A major work of scholarship on the intellectual world of Kamakura-era Japanese Buddhism, from a leading scholar in the field. Its subject is medieval Tendai hongaku ("original enlightenment") thought — the influential and slippery idea that all beings are already enlightened as they are — and how the "new" Kamakura schools, Nichiren's among them, took shape in relation to it. It is a study around Nichiren rather than a book solely about him, and that is its value.

The core — the doctrine of original enlightenment

Original-enlightenment thought held that enlightenment is not a distant goal to be attained but the true, present nature of reality and of every being. Stone reconstructs how this idea developed on Mount Hiei, how it was transmitted, and how it shaped — and was contested by — the founders of the new movements. For Nichiren this is the essential background: his insistence on the Lotus Sutra and the chant, and his sense of the Latter Day of the Law (mappō), are moves within and against this inherited framework, not ideas from nowhere.

To understand what Nichiren was rejecting, you first have to understand what "original enlightenment" claimed — which is exactly what this book supplies.

— editorial summary of the book's importance for Nichiren

The scholarship is careful, source-based, and alert to how easily hongaku ideas are misread; it is the opposite of a slogan.

Three highlights

1. The standard reference

On its subject this is the work others cite. If you want the historically responsible account rather than a devotional or polemical one, it is the destination.

2. Nichiren in context, not isolation

By situating him among his contemporaries and predecessors, Stone lets you see what was genuinely new in Nichiren and what he shared with his age — a perspective no primary source gives on its own.

3. A model of method

The book is also an education in how careful Buddhist-studies scholarship works: how texts are dated, transmissions traced, and later projections stripped away.

What to watch out for

Two honest notes. First, this is the last book on the shelf for a reason. It presupposes real acquaintance with the sources — read Causton, the letters, the Lotus Sutra, and ideally the treatises first, or the argument will feel remote. Second, it is a specialist monograph, not a life of Nichiren: it is broad on medieval Tendai and focused on doctrine, so do not come to it for biography or narrative. Read as the scholarly capstone it is, it is superb — and it is what keeps this shelf honest.

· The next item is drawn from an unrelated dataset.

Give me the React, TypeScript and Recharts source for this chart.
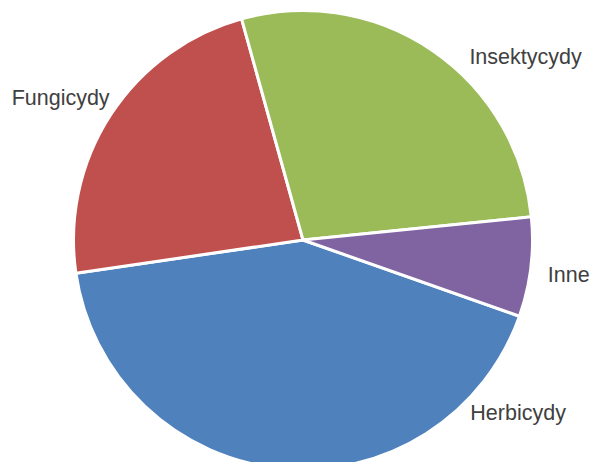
import React from "react";
import { PieChart, Pie, Cell } from "recharts";

const categories = ["Herbicydy", "Fungicydy", "Insektycydy", "Inne"];
const shares = [42.3, 23.0, 27.7, 7.0];
const colors = ["#4F81BD", "#C0504D", "#9BBB59", "#8064A2"];

// label placement (angle in degrees, distance from pie centre)
const labelAngles = [-38.8, 149.6, 39.4, -7.4];
const labelRadii = [276, 281, 288, 268];

const data = categories.map((name, i) => ({ name, value: shares[i] }));

const RAD = Math.PI / 180;

const renderLabel = (props: any) => {
  const { cx, cy, index, name } = props;
  const a = labelAngles[index] * RAD;
  const r = labelRadii[index];
  const x = cx + r * Math.cos(a);
  const y = cy - r * Math.sin(a);
  return (
    <text
      x={x}
      y={y}
      textAnchor="middle"
      dominantBaseline="central"
      fill="#404040"
      fontSize={21.5}
      fontFamily="'Liberation Sans', Arial, sans-serif"
    >
      {name}
    </text>
  );
};

export default function App() {
  return (
    <div style={{ position: "absolute", left: 0, top: 0, width: 590, height: 462, background: "#fff" }}>
      <PieChart width={590} height={462} margin={{ top: 0, right: 0, bottom: 0, left: 0 }}>
        <Pie
          data={data}
          dataKey="value"
          nameKey="name"
          cx={303}
          cy={240}
          outerRadius={229.5}
          startAngle={-19.4}
          endAngle={-379.4}
          stroke="#ffffff"
          strokeWidth={3}
          label={renderLabel}
          labelLine={false}
          isAnimationActive={false}
        >
          {data.map((d, i) => (
            <Cell key={d.name} fill={colors[i]} />
          ))}
        </Pie>
      </PieChart>
    </div>
  );
}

Editorial room notes Reading time: a genuine project; read slowly, ideally with the primary sources fresh in mind. Our rating rests on first-hand reading and bibliographic checking; the four stars reflect its difficulty and specialised appeal, not any doubt about its standing — as scholarship it is essential. The blockquote is our summary of the book's importance for reading Nichiren, not a verbatim quotation. Page counts vary slightly by printing.